Studio album by System of a Down
- Released: November 22, 2005
- Studios: The Mansion and Akademie Mathematique of Philosophical Sound Research (Los Angeles)
- Genres: Nu metal; alternative metal; art rock;
- Length: 39:40
- Labels: American; Columbia;
- Producers: Rick Rubin; Daron Malakian;

System of a Down chronology
| Mezmerize (2005) | Hypnotize (2005) |  |

Singles from Hypnotize
- "Hypnotize" Released: October 11, 2005; "Lonely Day" Released: April 17, 2006;

= Hypnotize (album) =

Hypnotize is the fifth studio album by American heavy metal band System of a Down. It was released on November 22, 2005, six months after the release of its companion album Mezmerize.
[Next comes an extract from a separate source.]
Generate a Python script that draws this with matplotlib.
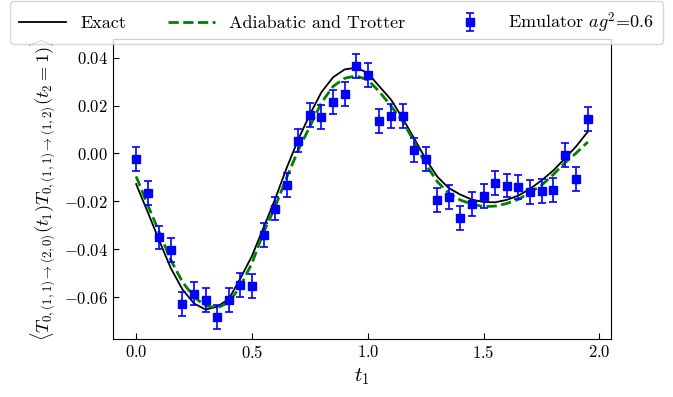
import numpy as np
import matplotlib
matplotlib.use('Agg')
import matplotlib.pyplot as plt

plt.rcParams['font.family'] = 'serif'
plt.rcParams['font.serif'] = ['cmr10']
plt.rcParams['mathtext.fontset'] = 'cm'
plt.rcParams['axes.formatter.use_mathtext'] = True
plt.rcParams['axes.unicode_minus'] = True

# time grid
t = [0.00, 0.05, 0.10, 0.15, 0.20, 0.25, 0.30, 0.35, 0.40, 0.45,
     0.50, 0.55, 0.60, 0.65, 0.70, 0.75, 0.80, 0.85, 0.90, 0.95,
     1.00, 1.05, 1.10, 1.15, 1.20, 1.25, 1.30, 1.35, 1.40, 1.45,
     1.50, 1.55, 1.60, 1.65, 1.70, 1.75, 1.80, 1.85, 1.90, 1.95]

# exact correlator
exact = [-0.0128, -0.0245, -0.0365, -0.0480, -0.0568, -0.0627, -0.0652, -0.0640, -0.0608, -0.0522,
         -0.0428, -0.0310, -0.0190, -0.0060, 0.0059, 0.0163, 0.0256, 0.0318, 0.0351, 0.0358,
         0.0336, 0.0280, 0.0225, 0.0148, 0.0063, -0.0023, -0.0097, -0.0145, -0.0172, -0.0193,
         -0.0203, -0.0204, -0.0194, -0.0176, -0.0148, -0.0113, -0.0072, -0.0022, 0.0030, 0.0091]

# adiabatic + trotter
adiab = [-0.0096, -0.0215, -0.0330, -0.0446, -0.0537, -0.0600, -0.0636, -0.0645, -0.0622, -0.0555,
         -0.0458, -0.0330, -0.0223, -0.0100, 0.0014, 0.0113, 0.0212, 0.0280, 0.0314, 0.0324,
         0.0307, 0.0258, 0.0198, 0.0135, 0.0050, -0.0045, -0.0118, -0.0166, -0.0195, -0.0212,
         -0.0222, -0.0220, -0.0209, -0.0192, -0.0163, -0.0133, -0.0089, -0.0040, 0.0002, 0.0048]

# emulator data
emu = [-0.0024, -0.0166, -0.0351, -0.0402, -0.0627, -0.0585, -0.0614, -0.0682, -0.0613, -0.0549,
       -0.0555, -0.0342, -0.0230, -0.0132, 0.0054, 0.0161, 0.0152, 0.0214, 0.0248, 0.0365,
       0.0329, 0.0135, 0.0155, 0.0155, 0.0014, -0.0022, -0.0194, -0.0183, -0.0268, -0.0211,
       -0.0176, -0.0124, -0.0134, -0.0142, -0.0161, -0.0155, -0.0154, -0.0008, -0.0106, 0.0144]
emu_err = 0.005

fig = plt.figure(figsize=(6.73, 3.97), dpi=100)
ax = fig.add_axes([113/673, 1 - 339/397, (611-113)/673, (339-39)/397])

ax.plot(t, exact, color='black', lw=1.3, label='Exact')
ax.plot(t, adiab, color='green', lw=2, ls='--', label='Adiabatic and Trotter')
ax.errorbar(t, emu, yerr=emu_err, fmt='s', color='blue', ms=6, capsize=3, elinewidth=1.2,
            capthick=1.2, label=r'Emulator $ag^2$=0.6')

ax.set_xlim(-0.1, 2.05)
ax.set_ylim(-0.0775, 0.0478)
ax.set_xticks([0.0, 0.5, 1.0, 1.5, 2.0])
ax.set_yticks([-0.06, -0.04, -0.02, 0.00, 0.02, 0.04])
ax.tick_params(direction='in', labelsize=12, length=4)
ax.set_xlabel(r'$t_1$', fontsize=15)
ax.set_ylabel(r'$\langle T_{0,(1,1)\to(2,0)}(t_1)T_{0,(1,1)\to(1,2)}(t_2=1)\rangle$', fontsize=13.3)

fig.legend(loc='lower center', bbox_to_anchor=(0.5, 1 - 44/397), ncol=3, fontsize=13,
           frameon=True, columnspacing=2.3, handlelength=2.6, borderaxespad=0,
           borderpad=0.5)

fig.savefig('out.png', dpi=100)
Both Mezmerize and Hypnotize debuted at number 1 on the Billboard 200 chart, making System of a Down one of four artists at the time, along with the Beatles, 2Pac and DMX to have two albums top the chart in the same year.

The album was positively received by critics, praised primarily for its songwriting.

==Background==
The album is a companion album with System of a Down's previous album, Mezmerize. After that album's release, the band went on an extensive tour, touring with the Mars Volta and Bad Acid Trip.

Both albums were recorded together, and their cover art, drawn by guitarist Daron Malakian's father, Vartan Malakian, was designed to connect the two separate album covers.

==Release==
The album was released on November 22, 2005, and was an immediate hit, topping the Billboard 200, selling 320,000 copies in its first week in the United States, and charting in the Top 40 in over 20 countries. The album was certified Gold and Platinum by the RIAA on December 13, 2005, and has also received various other sales certifications. Since its release, Hypnotize has sold 8 million copies worldwide.

==Reception==

Hypnotize received generally positive reviews. Writing for Entertainment Weekly, Tom Sinclair would write, "When it comes to freakazoid operatic metal, no one beats System of a Down." he continued by saying, "[T]hey're flaunting a heretofore underexplored sensitive side, offsetting their trademark stampeding riffology with flashes of delicate lyricism," ultimately rating the album a B+.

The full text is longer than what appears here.